If you are the executor for your parent or another person who has passed away, you have probably searched the house for the person's Will. This is essential, as the Will describes for you what you will have to do with the estate.
What if you've found a Will tucked away among the deceased's household papers but you are not sure whether it's a valid Will or not? How do you know whether this is the Will that has to be probated? The points below will help you decide, but please remember that the final decision about whether a Will is valid or not is up to a Justice of the Queen's Bench of Alberta.
Here are some things to look for:
Is the Will written down? If it is videotaped, or if it is merely a series of items with names written on the backs of them, these are not valid.
Does the Will appear to be an original, as opposed to a photocopy? You can usually tell by the colour of the ink used in the signatures. If everything is in black ink, look for slight indentations of the page where it is signed.

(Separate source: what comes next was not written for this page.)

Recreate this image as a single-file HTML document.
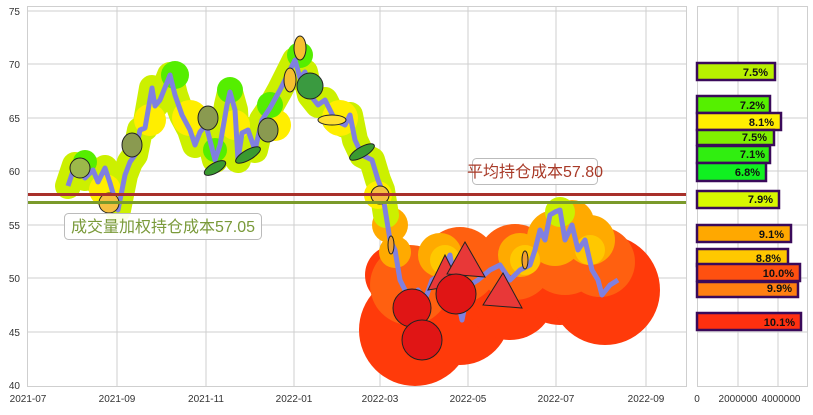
<!DOCTYPE html><html><head><meta charset="utf-8"><style>
body{margin:0;background:#fff;font-family:"Liberation Sans","Noto Sans CJK SC",sans-serif}
svg text{font-family:"Liberation Sans","Noto Sans CJK SC",sans-serif}
</style></head><body>
<svg width="813" height="410" xmlns="http://www.w3.org/2000/svg">
<rect width="813" height="410" fill="#fff"/>
<g stroke="#cfcfcf" stroke-width="1">
<rect x="27.5" y="6.5" width="659" height="380" fill="none"/>
<line x1="28" y1="11" x2="686" y2="11"/><line x1="28" y1="64" x2="686" y2="64"/><line x1="28" y1="118" x2="686" y2="118"/><line x1="28" y1="171" x2="686" y2="171"/><line x1="28" y1="225" x2="686" y2="225"/><line x1="28" y1="278" x2="686" y2="278"/><line x1="28" y1="332" x2="686" y2="332"/>
<line x1="117" y1="6" x2="117" y2="386"/><line x1="206" y1="6" x2="206" y2="386"/><line x1="294" y1="6" x2="294" y2="386"/><line x1="380" y1="6" x2="380" y2="386"/><line x1="468" y1="6" x2="468" y2="386"/><line x1="556" y1="6" x2="556" y2="386"/><line x1="646" y1="6" x2="646" y2="386"/>
<rect x="697.5" y="6.5" width="110" height="380" fill="none"/>
<line x1="738" y1="6" x2="738" y2="386"/><line x1="778" y1="6" x2="778" y2="386"/>
<line x1="697" y1="64" x2="807" y2="64"/><line x1="697" y1="118" x2="807" y2="118"/><line x1="697" y1="171" x2="807" y2="171"/><line x1="697" y1="225" x2="807" y2="225"/><line x1="697" y1="278" x2="807" y2="278"/><line x1="697" y1="332" x2="807" y2="332"/>
</g>
<g font-size="10" fill="#333" text-anchor="end">
<text x="20" y="15">75</text><text x="20" y="68">70</text><text x="20" y="122">65</text><text x="20" y="175">60</text><text x="20" y="229">55</text><text x="20" y="282">50</text><text x="20" y="336">45</text><text x="20" y="389">40</text></g>
<g font-size="10" fill="#333" text-anchor="middle">
<text x="28" y="402">2021-07</text><text x="117" y="402">2021-09</text><text x="206" y="402">2021-11</text><text x="294" y="402">2022-01</text><text x="380" y="402">2022-03</text><text x="468" y="402">2022-05</text><text x="556" y="402">2022-07</text><text x="646" y="402">2022-09</text>
<text x="697" y="402">0</text><text x="738" y="402">2000000</text><text x="781" y="402">4000000</text></g>
<!-- big blobs -->
<g fill="#ff3a0a">
<circle cx="415" cy="330" r="56"/><circle cx="460" cy="315" r="50"/><circle cx="510" cy="295" r="45"/><circle cx="560" cy="280" r="45"/><circle cx="605" cy="290" r="55"/><circle cx="395" cy="275" r="30"/>
</g>
<g fill="#ff6010">
<circle cx="410" cy="285" r="40"/><circle cx="460" cy="265" r="38"/><circle cx="515" cy="262" r="38"/><circle cx="565" cy="255" r="40"/><circle cx="600" cy="262" r="35"/>
</g>
<g fill="#ffaa00">
<circle cx="390" cy="225" r="18"/><circle cx="395" cy="252" r="16"/><circle cx="440" cy="255" r="22"/><circle cx="520" cy="255" r="22"/><circle cx="555" cy="238" r="28"/><circle cx="590" cy="240" r="25"/><circle cx="572" cy="222" r="22"/>
</g>
<g fill="#ffc800"><circle cx="445" cy="260" r="15"/><circle cx="590" cy="250" r="15"/><circle cx="525" cy="260" r="15"/></g>
<circle cx="560" cy="212" r="15" fill="#ccf000"/>
<polyline fill="none" stroke-linejoin="round" stroke-linecap="round" stroke="#ccf000" stroke-width="26" points="68,186 75,165 85,178 93,170 98,182 105,168 110,183 118,210 125,175 130,162 135,155 140,130 145,128 152,88 155,106 160,100 170,75 175,95 182,115 190,130 195,145 200,132 206,125 215,160 220,145 227,105 230,92 235,110 238,160 242,133 248,130 255,150 262,120 270,108 280,90 290,70 295,60 300,78 305,72 310,95 318,105 325,100 330,110 335,120 345,125 350,115 355,140 362,155 372,160 378,180 382,190 386,215"/>
<g fill="#ffee00"><circle cx="150" cy="120" r="16"/><circle cx="190" cy="118" r="18"/><circle cx="235" cy="125" r="15"/><circle cx="275" cy="125" r="16"/><circle cx="340" cy="118" r="18"/><circle cx="105" cy="190" r="16"/><circle cx="378" cy="195" r="14"/></g>
<g fill="#55ee00"><circle cx="175" cy="75" r="14"/><circle cx="85" cy="162" r="12"/><circle cx="230" cy="90" r="13"/><circle cx="270" cy="105" r="13"/><circle cx="300" cy="55" r="13"/><circle cx="215" cy="150" r="12"/></g>
<polyline fill="none" stroke-linejoin="round" stroke="#8080e0" stroke-width="5" points="68,186 75,165 85,178 93,170 98,182 105,168 110,183 118,210 125,175 130,162 135,155 140,130 145,128 152,88 155,106 160,100 170,75 175,95 182,115 190,130 195,145 200,132 206,125 215,160 220,145 227,105 230,92 235,110 238,160 242,133 248,130 255,150 262,120 270,108 280,90 290,70 295,60 300,78 305,72 310,95 318,105 325,100 330,110 335,120 345,125 350,115 355,140 362,155 372,160 378,180 382,190 386,215 390,240 395,250 400,280 405,290 410,300 418,290 425,300 432,280 440,275 450,255 458,300 462,320 465,305 470,285 478,280 490,270 500,265 510,280 520,270 530,265 535,250 540,230 545,240 550,215 555,212 560,210 565,240 572,225 578,250 585,240 592,270 598,280 602,295 610,285 618,280"/>
<!-- icons -->
<g stroke="#222" stroke-width="1">
<circle cx="80" cy="168" r="10" fill="#9cb84a"/><circle cx="109" cy="203" r="10" fill="#f5c040"/>
<ellipse cx="132" cy="145" rx="10" ry="12" fill="#8a9a50"/><ellipse cx="208" cy="118" rx="10" ry="12" fill="#8a9a50"/><ellipse cx="268" cy="130" rx="10" ry="12" fill="#8a9a50"/>
<ellipse cx="215" cy="168" rx="12" ry="5" fill="#3a9a30" transform="rotate(-30 215 168)"/><ellipse cx="248" cy="155" rx="14" ry="5" fill="#3a9a30" transform="rotate(-30 248 155)"/><ellipse cx="362" cy="152" rx="14" ry="5" fill="#3a9a30" transform="rotate(-30 362 152)"/>
<ellipse cx="300" cy="48" rx="6" ry="12" fill="#f5c030"/><ellipse cx="290" cy="80" rx="6" ry="12" fill="#f5c030"/>
<circle cx="310" cy="86" r="13" fill="#3a9a40"/>
<ellipse cx="332" cy="120" rx="14" ry="5" fill="#ffe030"/>
<circle cx="380" cy="195" r="9" fill="#f5c040"/>
<ellipse cx="391" cy="245" rx="3" ry="9" fill="#f0a030"/><ellipse cx="525" cy="260" rx="3" ry="9" fill="#f0a030"/>
<path d="M428 290 L445 255 L460 285Z" fill="#e83838"/>
<path d="M447 274 L465 242 L485 277Z" fill="#e83838"/>
<path d="M483 305 L503 273 L522 308Z" fill="#e83838"/>
<circle cx="412" cy="308" r="19" fill="#e01515"/><circle cx="422" cy="340" r="20" fill="#e01515"/><circle cx="456" cy="294" r="20" fill="#e01515"/>
</g>
<line x1="28" y1="194.5" x2="686" y2="194.5" stroke="#a8302a" stroke-width="3"/>
<line x1="28" y1="202.5" x2="686" y2="202.5" stroke="#7a9a2a" stroke-width="3"/>
<rect x="472.5" y="158.5" width="125" height="26" rx="4" fill="#fff" fill-opacity="0.9" stroke="#bbb"/>
<text x="535" y="177" font-size="16" fill="#a83a28" text-anchor="middle">平均持仓成本57.80</text>
<rect x="64.5" y="213.5" width="197" height="26" rx="4" fill="#fff" fill-opacity="0.9" stroke="#bbb"/>
<text x="163" y="232" font-size="16" fill="#7a9a3a" text-anchor="middle">成交量加权持仓成本57.05</text>
<!-- bars -->
<g stroke="#3a0a5a" stroke-width="2.5">
<rect x="697" y="63" width="78" height="17" fill="#b8f000"/>
<rect x="697" y="96" width="73" height="17" fill="#55f000"/>
<rect x="697" y="113" width="84" height="17" fill="#ffee00"/>
<rect x="697" y="130" width="77" height="15" fill="#80f000"/>
<rect x="697" y="146" width="73" height="17" fill="#30ee10"/>
<rect x="697" y="163" width="69" height="18" fill="#10f020"/>
<rect x="697" y="191" width="82" height="17" fill="#d8f800"/>
<rect x="697" y="225" width="94" height="17" fill="#ffa800"/>
<rect x="697" y="249" width="91" height="17" fill="#ffc800"/>
<rect x="697" y="264" width="103" height="17" fill="#ff5010"/>
<rect x="697" y="282" width="101" height="15" fill="#ff8010"/>
<rect x="697" y="313" width="104" height="17" fill="#ff3010"/>
</g>
<g font-size="11" font-weight="bold" fill="#111" text-anchor="end">
<text x="768" y="76">7.5%</text><text x="765" y="109">7.2%</text><text x="774" y="126">8.1%</text><text x="767" y="141">7.5%</text><text x="765" y="158">7.1%</text><text x="760" y="176">6.8%</text><text x="773" y="203">7.9%</text><text x="784" y="238">9.1%</text><text x="781" y="262">8.8%</text><text x="794" y="277">10.0%</text><text x="792" y="292">9.9%</text><text x="795" y="326">10.1%</text>
</g>
</svg>
</body></html>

Are all of the pages there? If the pages aren't numbered, try reading the last part of each page to see if it leads into the beginning of the next page.
Is the Will dated? Most are dated on the last page, right above the signature. A few are dated on the top of the first page, in the first or second line of the Will. If you have found more than one possible Will, the most recent one is the valid one, but don't destroy the old one. Note that Wills don't expire, no matter how old they get.
Is the Will signed? Normally the Will is signed at the end by the testator (the person whose Will it is), and initialled on each page by the testator. You might find that the names on the signature lines are not really signatures, but are printed and possibly in quotation marks. If so, you have a "trued up" copy of a Will, and the chances are very good that the copy was trued up by a lawyer's office who will have the original Will.
Is the Will witnessed? On the signature page (usually the last page), in addition to the testator's signature, you should see the signatures of two witnesses. If the Will is a handwritten Will (known as a holograph Will) it does not need any witnesses.
You might find that the Will was witnessed by someone who should not have witnessed, such as a beneficiary under the Will. For your purposes in deciding whether the Will is valid, don't worry about that right now. A mistake in witnessing doesn't necessarily mean the whole Will is invalid. Your best bet is to consult an estates lawyer who will help you work with any problems the Will might present.
Has the testator crossed things out of the Will or added things in handwriting? This is a tough one. It is not likely that the things added in handwriting will be considered valid. However, it could well be that the Will itself is valid, even if the additions and deletions are not.
If the Will is in an envelope that at one time was sealed and now it is opened, that does not invalidate the Will in any way.
You may already know that to take a Will to probate, there has to be an affidavit attached that is signed by one of the witnesses. If that affiavit is not attached, that does not invalidate the Will. The Rules of Court allow for that affidavit to be attached at any time after the Will is made, including after the testator has passed away.
If you've found a Will that you have any question about, you should take that Will to an experienced lawyer and ask for an opinion about whether it's valid. An executor has an obligation to present whatever valid Will is found.